▶ [Working data]
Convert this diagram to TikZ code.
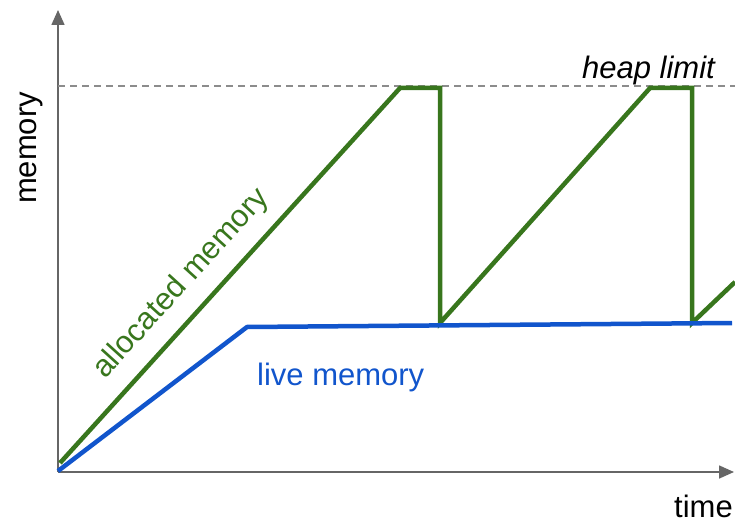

---

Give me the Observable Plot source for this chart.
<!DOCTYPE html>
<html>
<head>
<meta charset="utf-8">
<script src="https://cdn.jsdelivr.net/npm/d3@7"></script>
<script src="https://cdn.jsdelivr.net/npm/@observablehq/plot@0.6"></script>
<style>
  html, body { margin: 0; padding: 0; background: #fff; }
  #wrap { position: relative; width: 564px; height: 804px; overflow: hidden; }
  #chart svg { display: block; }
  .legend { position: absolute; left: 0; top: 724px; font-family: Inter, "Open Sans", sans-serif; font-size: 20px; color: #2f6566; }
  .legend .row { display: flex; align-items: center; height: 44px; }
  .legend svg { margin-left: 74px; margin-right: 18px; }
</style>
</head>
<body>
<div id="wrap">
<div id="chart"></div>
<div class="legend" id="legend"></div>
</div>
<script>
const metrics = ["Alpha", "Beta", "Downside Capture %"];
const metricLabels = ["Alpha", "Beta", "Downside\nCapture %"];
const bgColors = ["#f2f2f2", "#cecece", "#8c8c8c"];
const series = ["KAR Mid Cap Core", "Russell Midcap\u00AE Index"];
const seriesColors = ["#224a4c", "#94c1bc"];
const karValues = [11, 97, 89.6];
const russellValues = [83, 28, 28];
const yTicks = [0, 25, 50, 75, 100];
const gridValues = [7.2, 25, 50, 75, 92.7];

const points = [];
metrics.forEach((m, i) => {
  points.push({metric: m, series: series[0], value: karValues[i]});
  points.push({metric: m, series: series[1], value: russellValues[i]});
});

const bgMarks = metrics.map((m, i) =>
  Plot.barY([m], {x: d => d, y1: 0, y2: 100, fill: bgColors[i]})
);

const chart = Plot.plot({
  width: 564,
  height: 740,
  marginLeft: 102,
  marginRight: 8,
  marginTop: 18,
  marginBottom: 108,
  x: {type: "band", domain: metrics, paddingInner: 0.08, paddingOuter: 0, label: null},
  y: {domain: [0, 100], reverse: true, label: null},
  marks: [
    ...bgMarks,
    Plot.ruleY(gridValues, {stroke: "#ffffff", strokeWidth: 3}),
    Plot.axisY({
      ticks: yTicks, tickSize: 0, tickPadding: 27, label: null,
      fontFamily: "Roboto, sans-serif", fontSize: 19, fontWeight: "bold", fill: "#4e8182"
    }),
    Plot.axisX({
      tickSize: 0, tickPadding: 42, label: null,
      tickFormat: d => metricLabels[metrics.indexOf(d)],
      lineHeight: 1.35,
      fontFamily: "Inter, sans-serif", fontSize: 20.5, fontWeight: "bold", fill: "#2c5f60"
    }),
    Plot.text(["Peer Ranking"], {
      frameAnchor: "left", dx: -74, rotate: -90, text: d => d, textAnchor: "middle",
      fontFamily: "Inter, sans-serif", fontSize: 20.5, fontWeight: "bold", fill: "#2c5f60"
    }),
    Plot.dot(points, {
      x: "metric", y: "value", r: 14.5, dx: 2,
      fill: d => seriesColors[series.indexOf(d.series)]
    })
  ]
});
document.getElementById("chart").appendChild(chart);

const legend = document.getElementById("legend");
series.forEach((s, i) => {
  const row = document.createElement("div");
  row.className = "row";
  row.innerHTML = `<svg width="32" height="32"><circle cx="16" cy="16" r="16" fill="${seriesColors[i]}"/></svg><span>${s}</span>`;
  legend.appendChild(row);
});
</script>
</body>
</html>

▶ [Exercise description]
Find each line holding the word "this" and copy it.

▶ [Result of the exercise]
Convert this diagram to TikZ code.
Give me the Observable Plot source for this chart.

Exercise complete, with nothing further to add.